Tuesday, July 22, 2014


Ukraine

Acting President Becomes Commander In Chief; Special Police Disbanded

The Berkut special police were blamed for violent attacks against demonstrators during the three months of antigovernment protests, which resulted in the deaths of dozens of protesters.
The Berkut special police were blamed for violent attacks against demonstrators during the three months of antigovernment protests, which resulted in the deaths of dozens of protesters.
By RFE/RL
Ukraine's acting President Oleksandr Turchynov has assumed the duties of commander in chief of the country's armed forces. The move was announced in a decree published on the presidential website on February 26.

It came shortly after Ukraine's acting interior minister, Arsen Avakov, announced he has disbanded the country's Berkut special police force.

The 5,000-strong special police have been blamed for violent attacks against demonstrators during the three months of antigovernment protests, which resulted in the deaths of dozens of protesters.

The announcements come as Ukraine's new leaders are seeking a government of national unity after parliament ousted President Viktor Yanukovych on February 22.

A lineup of the new government is due to be presented later on February 26 on Kyiv's Independence Square, the focus of the antigovernmnent protests.

Parliament is expected to vote on the new government on February 27.

Western officials have said much-needed financial aid for Ukraine's battered economy could be discussed once a new government is formed.

Meanwhile, the new authorities are also grappling with separatist calls in eastern Ukraine, Yanukovych's former stronghold, particularly in Crimea, with its largely ethnic Russian population.

There have been pro-Russian protests in Crimea, and the Russian flag has been raised on government buildings in the regional capital, Simferopol, as well as in the port city of Sevastopol, the home of Russia's Black Sea Fleet.

LIVE BLOG: New Ukraine

In Simferopol, opposing groups of protesters rallied outside the Crimean parliament on February 26. Hundreds of pro-Russian activists protested against Ukraine's new government. Meanwhile, hundreds of Crimean Tatars who support the new leadership in Kyiv and who oppose calls for Crimea's separation from Ukraine held a rival rally.

Pro-Russian activists also rallied in the eastern city of Kharkiv on February 26, where they raised the Russian flag on city hall.

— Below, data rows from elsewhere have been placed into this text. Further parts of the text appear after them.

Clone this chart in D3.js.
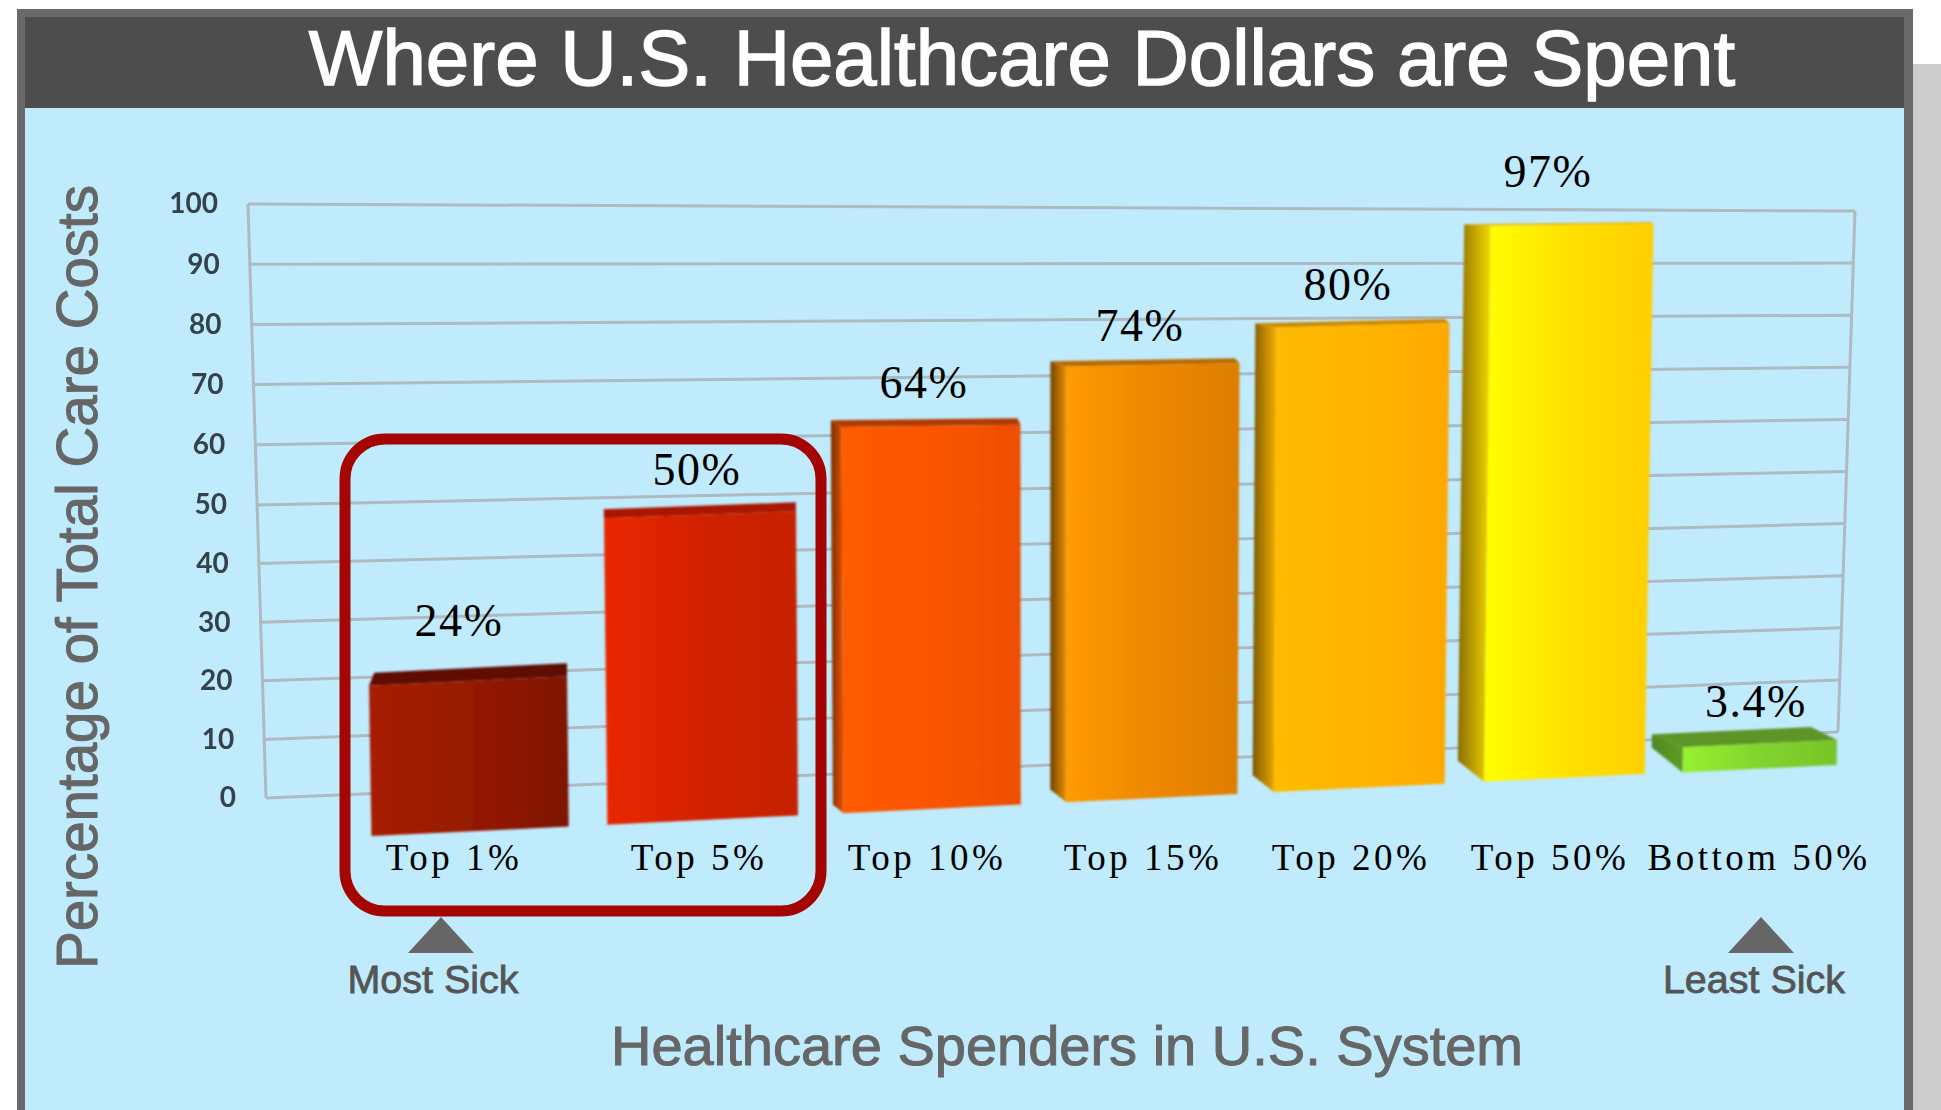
<!DOCTYPE html>
<html>
<head>
<meta charset="utf-8">
<script src="https://cdn.jsdelivr.net/npm/d3@7"></script>
<style>
  html, body { margin: 0; padding: 0; background: #fff; }
  svg { display: block; }
</style>
</head>
<body>
<div id="chart"></div>
<script>
// -- DATA --
var categories = ["Top 1%", "Top 5%", "Top 10%", "Top 15%", "Top 20%", "Top 50%", "Bottom 50%"];
var values = [24, 50, 64, 74, 80, 97, 3.4];
var valueLabels = ["24%", "50%", "64%", "74%", "80%", "97%", "3.4%"];
var yTicks = [0, 10, 20, 30, 40, 50, 60, 70, 80, 90, 100];

// -- COLOURS -- front left / mid / right, side, top
var frontColors = [
  ["#a81e00", "#961a00", "#7e1400"],
  ["#e92800", "#d22200", "#c62000"],
  ["#ff5c00", "#fb5500", "#ee4f00"],
  ["#ff9a00", "#ee8800", "#dd7d00"],
  ["#ffbb00", "#ffb400", "#ffa800"],
  ["#ffff00", "#ffe000", "#ffcf00"],
  ["#98f030", "#82d42e", "#76c42a"]
];
var sideColors = [
  ["#7a1400", "#a01a00"], ["#a81a00", "#e02600"], ["#7a3000", "#e85000"],
  ["#704400", "#f09000"], ["#7c5a00", "#f5ae00"], ["#8c6c00", "#f2d800"],
  ["#4e8a20", "#5f9c26"]
];
var topColors = ["#5e0d00", "#a81800", "#b03a00", "#b86c00", "#d08a00", "#e8b000", "#5d9526"];

// -- LAYOUT --
var width = 1941, height = 1110;
var barCentres = [468, 700, 931, 1153, 1363, 1572, 1760];
var barWidths = [198, 192, 179, 173, 173, 163, 154];
var labelCentres = [459, 697, 924, 1140, 1348, 1548, 1756];
var labelLift = [32, 20, 21, 20, 20, 36, 14];
var categoryCentres = [454, 699, 927, 1143, 1351, 1550, 1759];

var svg = d3.select("#chart").append("svg")
    .attr("width", width)
    .attr("height", height);

var defs = svg.append("defs");
defs.append("filter").attr("id", "soft")
    .append("feGaussianBlur").attr("stdDeviation", 1.1);
defs.append("filter").attr("id", "softer")
    .append("feGaussianBlur").attr("stdDeviation", 0.6);

// panel
svg.append("rect").attr("x", 1913).attr("y", 64).attr("width", 28).attr("height", height - 64).attr("fill", "#cccccc");
svg.append("rect").attr("x", 17).attr("y", 9).attr("width", 1896).attr("height", height - 9).attr("fill", "#6a6a6a");
svg.append("rect").attr("x", 25).attr("y", 17).attr("width", 1879).attr("height", 92).attr("fill", "#4d4d4d");
svg.append("rect").attr("x", 25).attr("y", 108).attr("width", 1879).attr("height", height - 108).attr("fill", "#bfebfd");

svg.append("text")
    .attr("x", 1022).attr("y", 85)
    .attr("text-anchor", "middle")
    .attr("fill", "#fff")
    .attr("stroke", "#fff").attr("stroke-width", 1.4)
    .style("font", "78px 'Liberation Sans'")
    .text("Where U.S. Healthcare Dollars are Spent");

// -- back wall, perspective so each side has its own scale --
var wallLeftY = d3.scaleLinear().domain([0, 50, 100]).range([798, 505, 204]);
var wallLeftX = d3.scaleLinear().domain([0, 100]).range([266, 248]);
var wallRightY = d3.scaleLinear().domain([0, 100]).range([732, 211]);
var wallRightX = d3.scaleLinear().domain([0, 100]).range([1838, 1855]);

var wall = svg.append("g").attr("filter", "url(#softer)")
    .attr("stroke", "#aebac1").attr("stroke-width", 3).attr("fill", "none");

wall.selectAll(".grid")
    .data(yTicks)
  .enter().append("line")
    .attr("class", "grid")
    .attr("x1", wallLeftX).attr("y1", wallLeftY)
    .attr("x2", wallRightX).attr("y2", wallRightY);

wall.append("line")
    .attr("x1", wallLeftX(0)).attr("y1", wallLeftY(0))
    .attr("x2", wallLeftX(100)).attr("y2", wallLeftY(100));
wall.append("line")
    .attr("x1", wallRightX(0)).attr("y1", wallRightY(0))
    .attr("x2", wallRightX(100)).attr("y2", wallRightY(100));

var yAxis = svg.append("g")
    .attr("class", "y-axis")
    .attr("filter", "url(#softer)")
    .call(d3.axisLeft(wallLeftY).tickValues(yTicks).tickSize(0).tickPadding(0));
yAxis.select(".domain").remove();
yAxis.selectAll(".tick")
    .attr("transform", function(d) { return "translate(" + (wallLeftX(d) - 30) + "," + (wallLeftY(d) + 0.5) + ")"; });
yAxis.selectAll("text")
    .attr("fill", "#36434b")
    .style("font", "700 28px Lato");

// -- front plane of the bars --
var frontBase = d3.scaleLinear().domain([371, 1650]).range([836, 774]);
var frontTop = d3.scaleLinear().domain(barCentres).range([224, 213, 213, 217, 210, 208, 205]);
var tilt = d3.scaleLinear().domain([248, 1855]).range([12, -12]);
var lipHeight = d3.scaleLinear().domain([0, 24, 100]).range([13, 13, 1]);
var lipShift = d3.scaleLinear().domain([370, 1680]).range([0.4, -2]);
var sideDepth = d3.scaleLinear().domain([650, 1683]).range([6, 31]).clamp(true);
var bevel = 6;

function frontY(x, v) {
  return frontBase(x) + (frontTop(x) - frontBase(x)) * v / 100 - bevel * (1 - v / 100);
}
function pts(list) {
  return list.map(function(p) { return p.join(","); }).join(" ");
}

var bars = svg.append("g").attr("class", "bars").attr("filter", "url(#soft)");

values.forEach(function(v, i) {
  var xl = barCentres[i] - barWidths[i] / 2,
      xr = barCentres[i] + barWidths[i] / 2,
      lip = lipHeight(v),
      shift = lipShift(xl) * lip,
      side = i < 2 ? 0 : sideDepth(xl),
      tl = [xl, frontY(xl, v)],
      tr = [xr, frontY(xr, v)],
      bl = [xl + tilt(xl) * v / 100, frontBase(xl)],
      br = [xr + tilt(xr) * v / 100, frontBase(xr)];

  var grad = defs.append("linearGradient").attr("id", "front" + i);
  frontColors[i].forEach(function(c, j) {
    grad.append("stop").attr("offset", j / 2).attr("stop-color", c);
  });
  var sideGrad = defs.append("linearGradient").attr("id", "side" + i);
  sideColors[i].forEach(function(c, j) {
    sideGrad.append("stop").attr("offset", j).attr("stop-color", c);
  });

  if (side > 0) {
    bars.append("polygon")
        .attr("fill", "url(#side" + i + ")")
        .attr("points", pts([
          [tl[0] - side, tl[1] - lip],
          tl,
          bl,
          [bl[0] - side, bl[1] - side * 0.8]
        ]));
  }
  bars.append("polygon")
      .attr("fill", topColors[i])
      .attr("points", pts([
        tl, tr,
        [tr[0] + Math.min(shift, 0), tr[1] - lip],
        [tl[0] + (side > 0 ? -side : shift), tl[1] - lip]
      ]));
  bars.append("polygon")
      .attr("fill", "url(#front" + i + ")")
      .attr("points", pts([tl, tr, br, bl]));
});

// -- value and category labels --
svg.selectAll(".value")
    .data(valueLabels)
  .enter().append("text")
    .attr("class", "value")
    .attr("x", function(d, i) { return labelCentres[i]; })
    .attr("y", function(d, i) {
      var c = barCentres[i];
      return frontY(c, values[i]) - lipHeight(values[i]) - labelLift[i];
    })
    .attr("text-anchor", "middle")
    .attr("fill", "#000")
    .style("font", "46px 'Liberation Serif'")
    .style("letter-spacing", "1.5px")
    .text(function(d) { return d; });

svg.selectAll(".category")
    .data(categories)
  .enter().append("text")
    .attr("class", "category")
    .attr("x", function(d, i) { return categoryCentres[i]; })
    .attr("y", 870)
    .attr("text-anchor", "middle")
    .attr("fill", "#000")
    .style("font", "37px 'Liberation Serif'")
    .style("letter-spacing", "3.5px")
    .text(function(d) { return d; });

// -- highlight box round the two biggest spenders --
svg.append("rect")
    .attr("x", 345).attr("y", 439)
    .attr("width", 476).attr("height", 472)
    .attr("rx", 40).attr("ry", 40)
    .attr("fill", "none")
    .attr("stroke", "#a50500")
    .attr("stroke-width", 11);

// -- most / least sick markers --
var markers = [
  {name: "Most Sick", tip: 441, text: 433},
  {name: "Least Sick", tip: 1761, text: 1754}
];
svg.selectAll(".marker")
    .data(markers)
  .enter().append("path")
    .attr("class", "marker")
    .attr("fill", "#666")
    .attr("d", function(d) {
      return d3.line()([[d.tip, 917], [d.tip + 33, 953], [d.tip - 33, 953]]) + "Z";
    });
svg.selectAll(".marker-label")
    .data(markers)
  .enter().append("text")
    .attr("class", "marker-label")
    .attr("x", function(d) { return d.text; })
    .attr("y", 993)
    .attr("text-anchor", "middle")
    .attr("fill", "#555")
    .attr("stroke", "#555").attr("stroke-width", 0.8)
    .style("font", "39.5px 'Liberation Sans'")
    .text(function(d) { return d.name; });

// -- axis titles --
svg.append("text")
    .attr("transform", "translate(97,577) rotate(-90)")
    .attr("text-anchor", "middle")
    .attr("fill", "#666")
    .attr("stroke", "#666").attr("stroke-width", 1)
    .style("font", "56.5px 'Liberation Sans'")
    .text("Percentage of Total Care Costs");

svg.append("text")
    .attr("x", 1067).attr("y", 1065)
    .attr("text-anchor", "middle")
    .attr("fill", "#666")
    .attr("stroke", "#666").attr("stroke-width", 1)
    .style("font", "56px 'Liberation Sans'")
    .text("Healthcare Spenders in U.S. System");
</script>
</body>
</html>
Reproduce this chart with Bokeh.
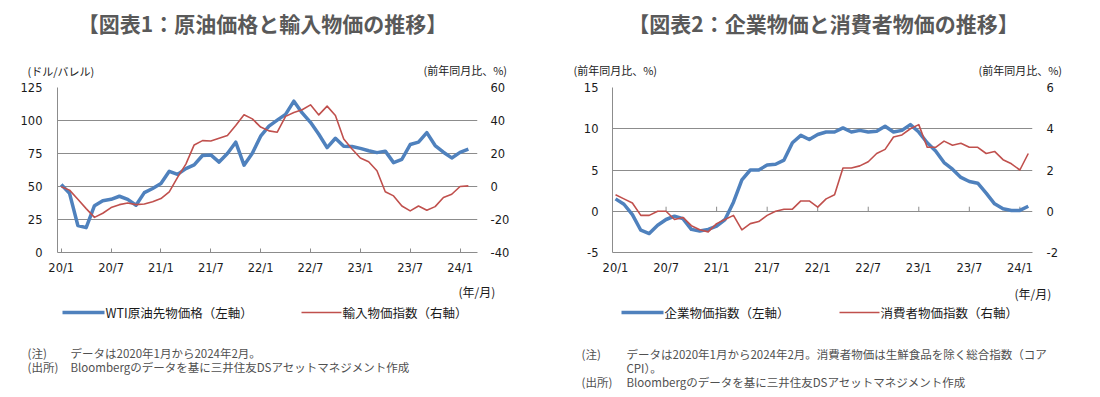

Russia has accused Ukraine's authorities of "infringing" on the rights of ethnic Russians, and Foreign Minister Sergei Lavrov called on the Organization for Security and Cooperation in Europe (OSCE) to "decisively condemn" the rise of "nationalist and neo-fascist" sentiment in western Ukraine.

Lavrov, who met with OSCE Secretary-General Lamberto Zannier in Moscow on February 25, said the organization should also condemn moves to ban the Russian language and to turn the "Russian-speaking population into "noncitizens."

U.S. Secretary of State John Kerry said the same day that Ukraine should not be forced to make a choice between Russia and the West.

"This is not a zero-sum game," he said. "It is not a West versus East [situation]. It should not be. It is not Russia or the United States or other choices. This is about the people of Ukraine and Ukrainians making their choice about their future."

Kerry was speaking after meeting with Britain's Foreign Secretary William Hague in Washington. 

Hague is due to visit Ukraine soon, while Deputy U.S. Secretary of State William Burns arrived in Kyiv on February 25.